We have written before about the decision-making process, because we consider it to be fundamental to the successful management of any business, especially one in which judging and pricing large and complex risks are critical.

In his Essays, Montaigne wrote the following: “We take other men’s knowledge and opinions upon trust; which is an idle and superficial learning. We must make them our own.”

Most people would take this as a statement of the obvious. Yet, think about it: to what extent do you rely upon others, in effect, to form and govern your own opinions? Of course, neither society nor business could function without trust; and few of us are true polymaths, who are expert in a broad range of disciplines, but it is easy to slip into the habit of relying uncritically upon others to do one’s thinking-something which is anathema to us at Awbury.

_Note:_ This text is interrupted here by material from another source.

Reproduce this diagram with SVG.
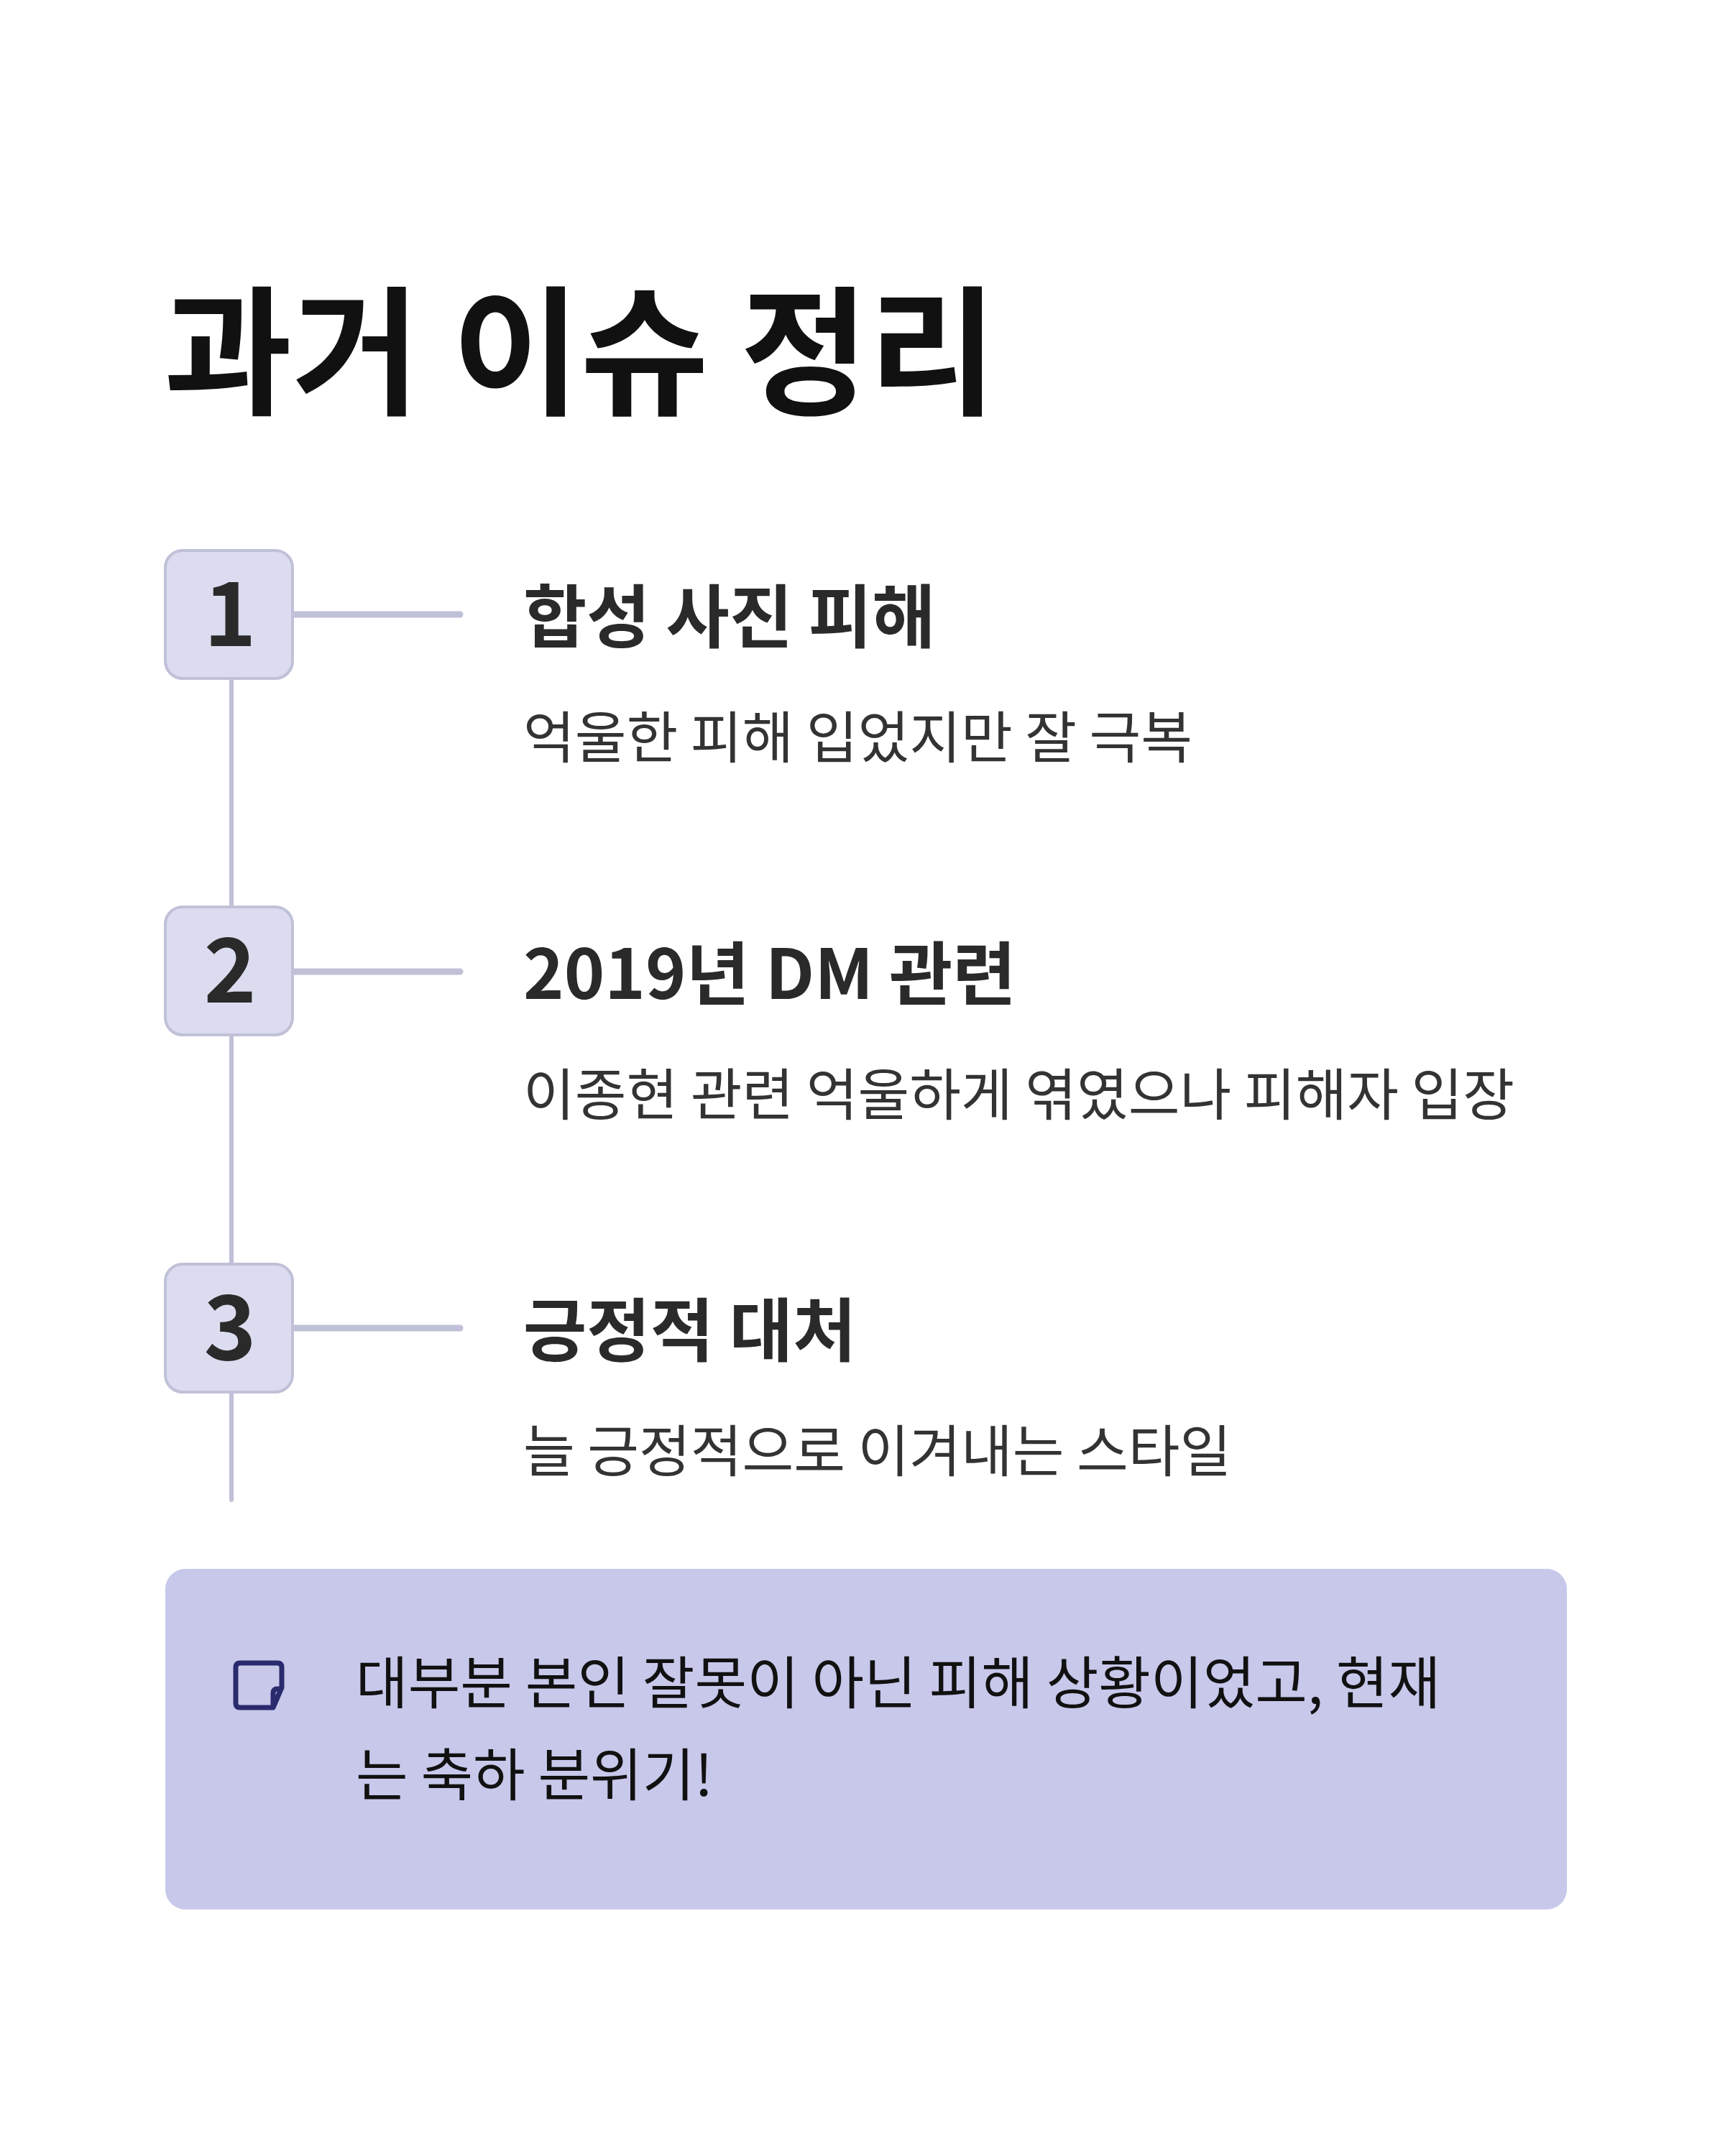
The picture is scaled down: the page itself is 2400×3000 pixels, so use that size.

So, we underwrite thoroughly every transaction that we do. This means that we need to be sure that not only are we asking the right questions and identifying the key issues and risks; but also that we are not asking the ones that are irrelevant or otiose, even if having a bit more information may seem comforting. Quality, not quantity!

How then do we process what can range from seemingly straightforward datasets to the inordinately large and sometimes imprecise? We work as a team and allocate tasks according to expertise and experience (as we said, we are not polymaths!), without indulging in debates about who “should” do something.

Next, we bring to bear the fact that each member of our team has a different range of experiences and education; and will look at a particular issue or problem in a slightly different way, without any concern about that way being the “best” or the “only” way to do so, using a range of mental models. The outcome is a form of what is called Consilience Thinking, as defined by the Cambridge philosopher, Whewell, in the 1840s: “The Consilience of Inductions takes place when an Induction, obtained from one class of facts, coincides with an Induction obtained from another different class. Thus Consilience is a test of the truth of the Theory in which it occurs”. While the facts may the same, they are examined by disparate intellects; such that, if the conclusion reached is essentially the same, it is reasonable to think that the judgement and resulting decision are appropriate.

Note: this is not in any way the same as that bane of organizations and committees: “groupthink”. Each member of the team is entirely free, and encouraged, to challenge the “received wisdom”. We trust each other, but we form our own opinions. Similarly, our partners trust us, but we also expect and encourage them to form their own opinions; and welcome their input.

Of course, we have no illusions about being infallible- we are human, after all!- but we believe that our approach to underwriting and decision-making should continue to protect us (and thus our partners) from egregious mistakes and manifest error.